Use of a third shot, as a booster vaccine for certain immunocompromised individuals, will also continue under the EUA which the US Food & Drug Administration extended earlier this month. Come late September, the Biden Administration expects to begin widespread booster shots, in an attempt to keep the population protected amid COVID-19 variants such as Delta.

"The FDA's approval of this vaccine is a milestone as we continue to battle the COVID-19 pandemic," Acting FDA Commissioner Janet Woodcock, M.D. said in a statement. "While this and other vaccines have met the FDA's rigorous, scientific standards for emergency use authorization, as the first FDA-approved COVID-19 vaccine, the public can be very confident that this vaccine meets the high standards for safety, effectiveness, and manufacturing quality the FDA requires of an approved product."

The original EUA – a process by which the FDA can fast-track promising drugs and treatments to deployment during times of pandemic or other health emergency – was granted on December 11, 2020. Since then, Pfizer-BioNTech's drug has been one of three vaccines used in the US, alongside Moderna's and Johnson & Johnson's vaccines. Like Moderna's, Pfizer's vaccine relies on messenger RNA, or mRNA, which is used by the body to prep a mimic of a distinct protein in the virus which causes COVID-19.

That allows the body to react more rapidly, and effectively, to defend the individual against that virus, should they be exposed to it. However the mRNA does not stay in the body for a long time, the FDA points out, and it does not alter, or get incorporated into, an individual's existing genetic material.

"Comirnaty has the same formulation as the EUA vaccine and is administered as a series of two doses, three weeks apart," the FDA says.

One key hope with this big step forward of full approval is that some lingering vaccine skeptics could be finally persuaded that the drug is safe enough to take. "While millions of people have already safely received COVID-19 vaccines, we recognize that for some, the FDA approval of a vaccine may now instill additional confidence to get vaccinated," the FDA's Dr. Woodcock says. "Today's milestone puts us one step closer to altering the course of this pandemic in the U.S."

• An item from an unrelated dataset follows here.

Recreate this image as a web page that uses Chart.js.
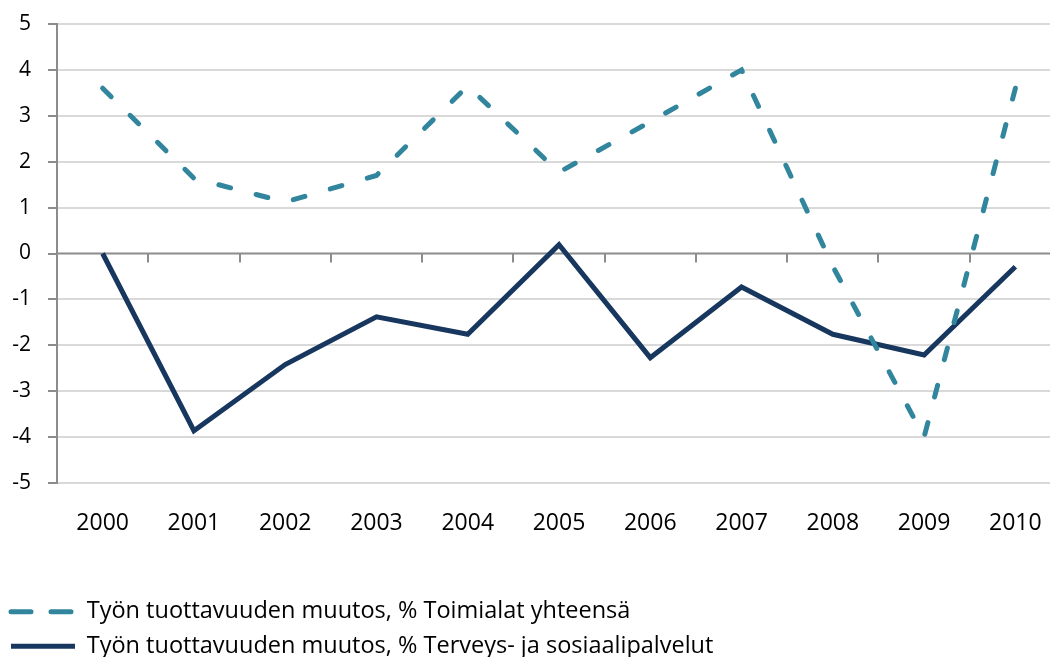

As part of the vaccine approvals process, the FDA analyzed effectiveness data from approximately 20,000 vaccine and 20,000 placebo recipients, aged 16 and older, who did not have evidence of the COVID-19 virus infection within a week of receiving the second dose. Vaccine safety, meanwhile, was evaluated in approximately 22,000 people who received the vaccine, and 22,000 people who received a placebo, also aged 16 years or older.

The vaccine was 91-percent effective in preventing COVID-19 disease, the study found. Side-effects reported included symptoms like pain, redness and swelling at the injection site, fatigue, headache, muscle or joint pain, chills, and fever. Ongoing monitoring will continue.